Hailey Sadler
Hailey Sadler is an award-winning storyteller and researcher who has explored human experience across the Mediterranean and Middle East, Africa, southeast Asia and North and South America. Her work focuses on how humans hold onto their cultures, identities and concepts of home amidst changing environments due to climate, conflict and migration. She has collaborated with communities from the Warao in Brazil, Yazidis in Iraq, to Copts in Egypt, and Hadzabe in Tanzania. Her work is guided by a sensitivity for intimate, underreported narratives and a deep passion for community-led co-creation.
As a National Geographic Explorer, Hailey co-founded The Home Collective, a long-term multimedia project bringing together scientists, academics and storytellers to explore what home means in our changing world. Hailey’s work has been featured by National Geographic, the New York Times, Washington Post and CNN. She has also been featured at film festivals and exhibitions around the world, including at the United Nations and the Hague. She has received grants from the National Geographic Society, the International Women’s Media Foundation, Getty Images, Adobe, Solutions Journalism Network and the Berkley Film Foundation.
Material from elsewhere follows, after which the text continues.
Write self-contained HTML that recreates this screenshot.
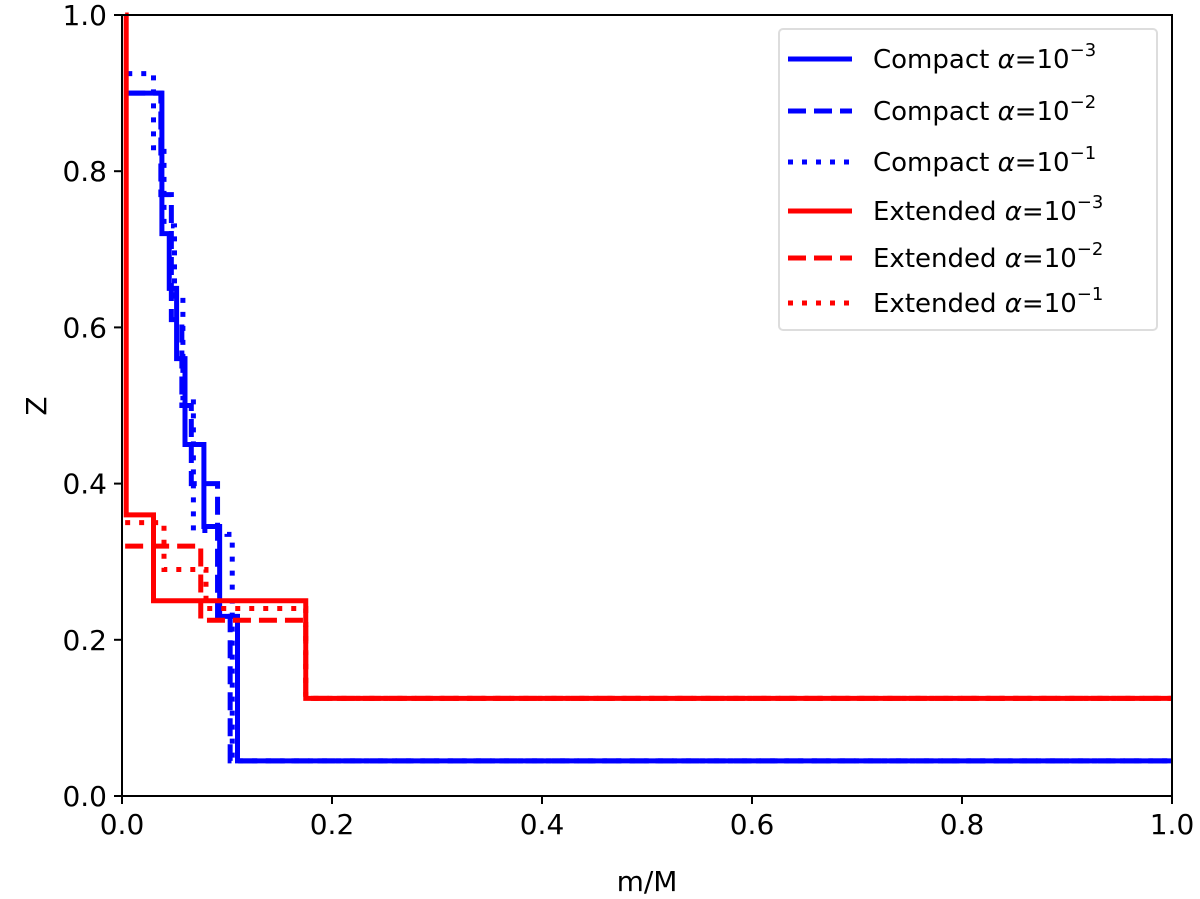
<!DOCTYPE html>
<html><head><meta charset="utf-8"><style>
body{margin:0;background:#fff}
svg text{font-family:"DejaVu Sans","Liberation Sans",sans-serif;fill:#000}
</style></head><body>
<svg id="chart" width="1200" height="894">
<g id="marks"></g>
<rect x="122" y="15" width="1050" height="781" fill="none" stroke="#000" stroke-width="2"/>
<g id="axes"></g>
<text x="647" y="891" font-size="28" text-anchor="middle">m/M</text>
<text x="0" y="0" font-size="28" text-anchor="middle" transform="translate(46,406) rotate(-90)">Z</text>
<g id="legend"></g>
</svg>
<script>
const xTicks=[0,0.2,0.4,0.6,0.8,1.0];
const yTicks=[0,0.2,0.4,0.6,0.8,1.0];
const cx1=[0.005,0.038,0.045,0.052,0.06,0.078,0.093,0.11,1.0];
const cz1=[0.9,0.72,0.65,0.56,0.45,0.345,0.23,0.045];
const cx2=[0.005,0.037,0.047,0.057,0.066,0.091,0.103,1.0];
const cz2=[0.9,0.77,0.61,0.5,0.4,0.23,0.045];
const cx3=[0.005,0.03,0.04,0.05,0.058,0.068,0.1,0.105,1.0];
const cz3=[0.925,0.83,0.73,0.64,0.51,0.34,0.335,0.045];
const ex1=[0.003,0.004,0.03,0.175,1.0];
const ez1=[1.0,0.36,0.25,0.125];
const ex2=[0.003,0.075,0.175,1.0];
const ez2=[0.32,0.225,0.125];
const ex3=[0.003,0.04,0.08,0.175,1.0];
const ez3=[0.35,0.29,0.24,0.125];
const seriesLabels=["Compact","Compact","Compact","Extended","Extended","Extended"];
const seriesExp=["−3","−2","−1","−3","−2","−1"];
const X=v=>122+v*1050, Y=v=>796-v*781;
const NS="http://www.w3.org/2000/svg";
function mk(t,a,p){const e=document.createElementNS(NS,t);for(const k in a)e.setAttribute(k,a[k]);p.appendChild(e);return e;}
const axes=document.getElementById('axes'), marks=document.getElementById('marks');
xTicks.forEach(v=>{mk('line',{x1:X(v),x2:X(v),y1:796,y2:804,stroke:'#000','stroke-width':2},axes);
 const t=mk('text',{x:X(v),y:834,'font-size':28,'text-anchor':'middle'},axes);t.textContent=v.toFixed(1);
 
 });
yTicks.forEach(v=>{mk('line',{x1:114,x2:122,y1:Y(v),y2:Y(v),stroke:'#000','stroke-width':2},axes);
 const t=mk('text',{x:107,y:Y(v)+10,'font-size':28,'text-anchor':'end'},axes);t.textContent=v.toFixed(1);
 
 });
const styles=[['blue',''],['blue','18,8'],['blue','5,9'],['red',''],['red','18,8'],['red','5,9']];
const data=[[cx1,cz1],[cx2,cz2],[cx3,cz3],[ex1,ez1],[ex2,ez2],[ex3,ez3]];
const names=['compact-a3','compact-a2','compact-a1','extended-a3','extended-a2','extended-a1'];
data.forEach((d,i)=>{const [xs,zs]=d;let p='M'+X(xs[0])+','+Y(zs[0]);
 for(let k=0;k<zs.length;k++){p+=' H'+X(xs[k+1]);if(k+1<zs.length)p+=' V'+Y(zs[k+1]);}
 const e=mk('path',{d:p,fill:'none',stroke:styles[i][0],'stroke-width':5,'stroke-dasharray':styles[i][1]},marks);
 
 });
const lg=document.getElementById('legend');
mk('rect',{x:779,y:29,width:378,height:301,rx:4,fill:'#fff',stroke:'#ddd','stroke-width':2},lg);
const ly=[59,111,162,211,258,303];
seriesLabels.forEach((s,i)=>{const y=ly[i];
 const l=mk('line',{x1:788,x2:852,y1:y,y2:y,stroke:styles[i][0],'stroke-width':5,'stroke-dasharray':styles[i][1]},lg);
 
 
 const t=mk('text',{x:873,y:y+9,'font-size':26},lg);
 t.innerHTML=s+' <tspan font-style="italic">α</tspan>=10<tspan font-size="18" dy="-12">'+seriesExp[i]+'</tspan>';
 
 });
</script>
</body></html>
Hailey has taught photography workshops including with the National Geographic Society Storytellers Collective and National Geographic Photo Camp—a program that uses photography to help young people around the world to tell their stories. Additionally, Hailey holds a Master of International Public Policy concentrating on international conflict from Johns Hopkins School of Advanced International Studies and serves as a featured speaker at universities, events and conferences around the world.